DATA SECTION –
►

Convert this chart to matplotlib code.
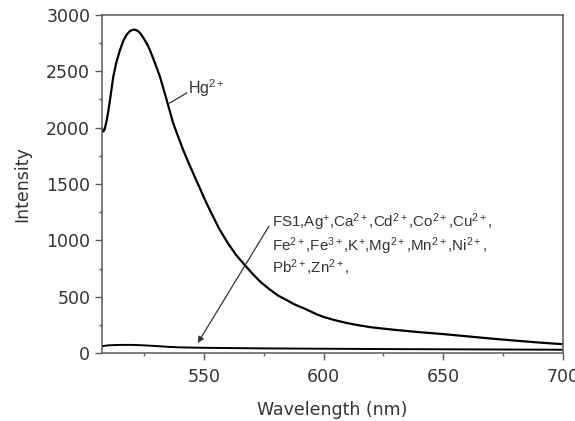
import matplotlib
matplotlib.use("Agg")
import matplotlib.pyplot as plt
from matplotlib.ticker import MultipleLocator

# Hg2+ emission spectrum
wl_hg = [507.5, 508.0, 508.6, 509.5, 510.3, 511.0, 512.2, 513.5, 515.0, 516.5,
         517.8, 519.2, 520.5, 521.5, 522.5, 523.5, 525.0, 526.3, 527.5, 529.5,
         531.7, 534.5, 537.2, 539.3, 541.4, 543.8, 546.2, 548.3, 550.7, 553.2,
         556.5, 560.1, 563.5, 567.1, 570.5, 574.0, 577.5, 581.0, 585.0, 588.0,
         592.0, 597.0, 600.0, 605.0, 610.0, 615.0, 620.0, 630.0, 640.0, 650.0,
         660.0, 670.0, 680.0, 690.0, 700.0]
int_hg = [1990, 1965, 1985, 2068, 2170, 2270, 2452, 2580, 2689, 2775,
          2825, 2858, 2870, 2868, 2858, 2838, 2790, 2742, 2689, 2580,
          2452, 2246, 2041, 1920, 1802, 1680, 1565, 1465, 1350, 1240,
          1100, 974, 870, 781, 700, 625, 565, 510, 465, 430,
          395, 345, 320, 290, 265, 245, 228, 205, 185, 168,
          148, 128, 110, 93, 78]

# FS1 alone and with the other metal ions
wl_base = [507.5, 510, 515, 520, 525, 530, 535, 540, 548, 560, 575, 600,
           625, 650, 675, 700]
int_base = [60, 68, 72, 72, 68, 62, 55, 50, 47, 44, 41, 38,
            35, 33, 31, 29]

ion_lines = [r"FS1,Ag$^{+}$,Ca$^{2+}$,Cd$^{2+}$,Co$^{2+}$,Cu$^{2+}$,",
             r"Fe$^{2+}$,Fe$^{3+}$,K$^{+}$,Mg$^{2+}$,Mn$^{2+}$,Ni$^{2+}$,",
             r"Pb$^{2+}$,Zn$^{2+}$,"]

plt.rcParams["mathtext.fontset"] = "custom"
plt.rcParams["mathtext.rm"] = "Liberation Sans"
plt.rcParams["mathtext.it"] = "Liberation Sans:italic"
plt.rcParams["mathtext.bf"] = "Liberation Sans:bold"

txt = "#333333"
spine = "#5a5a5a"
lab_font = ["Liberation Sans", "DejaVu Sans"]

fig = plt.figure(figsize=(5.75, 4.21), dpi=100)
ax = fig.add_axes([0.1774, 0.1615, 0.8017, 0.8029])

ax.plot(wl_hg, int_hg, color="black", lw=1.6, solid_joinstyle="round")
ax.plot(wl_base, int_base, color="black", lw=1.4)

ax.set_xlim(507.5, 700)
ax.set_ylim(0, 3000)
ax.xaxis.set_major_locator(MultipleLocator(50))
ax.xaxis.set_minor_locator(MultipleLocator(25))
ax.yaxis.set_major_locator(MultipleLocator(500))
ax.yaxis.set_minor_locator(MultipleLocator(250))

for s in ax.spines.values():
    s.set_color(spine)
    s.set_linewidth(1.1)
ax.tick_params(which="both", direction="out", color=spine, width=1.0,
               top=False, right=False)
ax.tick_params(which="major", length=5, labelsize=12.5, labelcolor=txt)
ax.tick_params(which="minor", length=2.5)
ax.tick_params(axis="x", pad=5.5)
ax.tick_params(axis="y", pad=3.5)

ax.set_xlabel("Wavelength (nm)", fontsize=12.5, color=txt, labelpad=11)
ax.set_ylabel("Intensity", fontsize=12.5, color=txt, labelpad=11)

# Hg2+ label with leader line
ax.plot([535.8, 542.9], [2219, 2308], color=txt, lw=0.9)
ax.text(543.5, 2352, r"Hg$^{2+}$", fontsize=11.5, color=txt, family=lab_font,
        va="center", ha="left")

# other ions label with arrow to the baseline
ax.annotate("", xy=(547.5, 89), xytext=(577.2, 1125),
            arrowprops=dict(arrowstyle="-|>", color=txt, lw=0.9,
                            mutation_scale=9, shrinkA=0, shrinkB=0))
for y, line in zip([1165, 945, 757], ion_lines):
    ax.text(578.3, y, line, fontsize=10.9, color=txt, family=lab_font,
            va="center", ha="left")

fig.savefig("out.png", dpi=100)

◄

WRITTEN EXERCISE –
Count the lines of the material that include the word "matplotlib", then report only the total.

FULL ANSWER –
5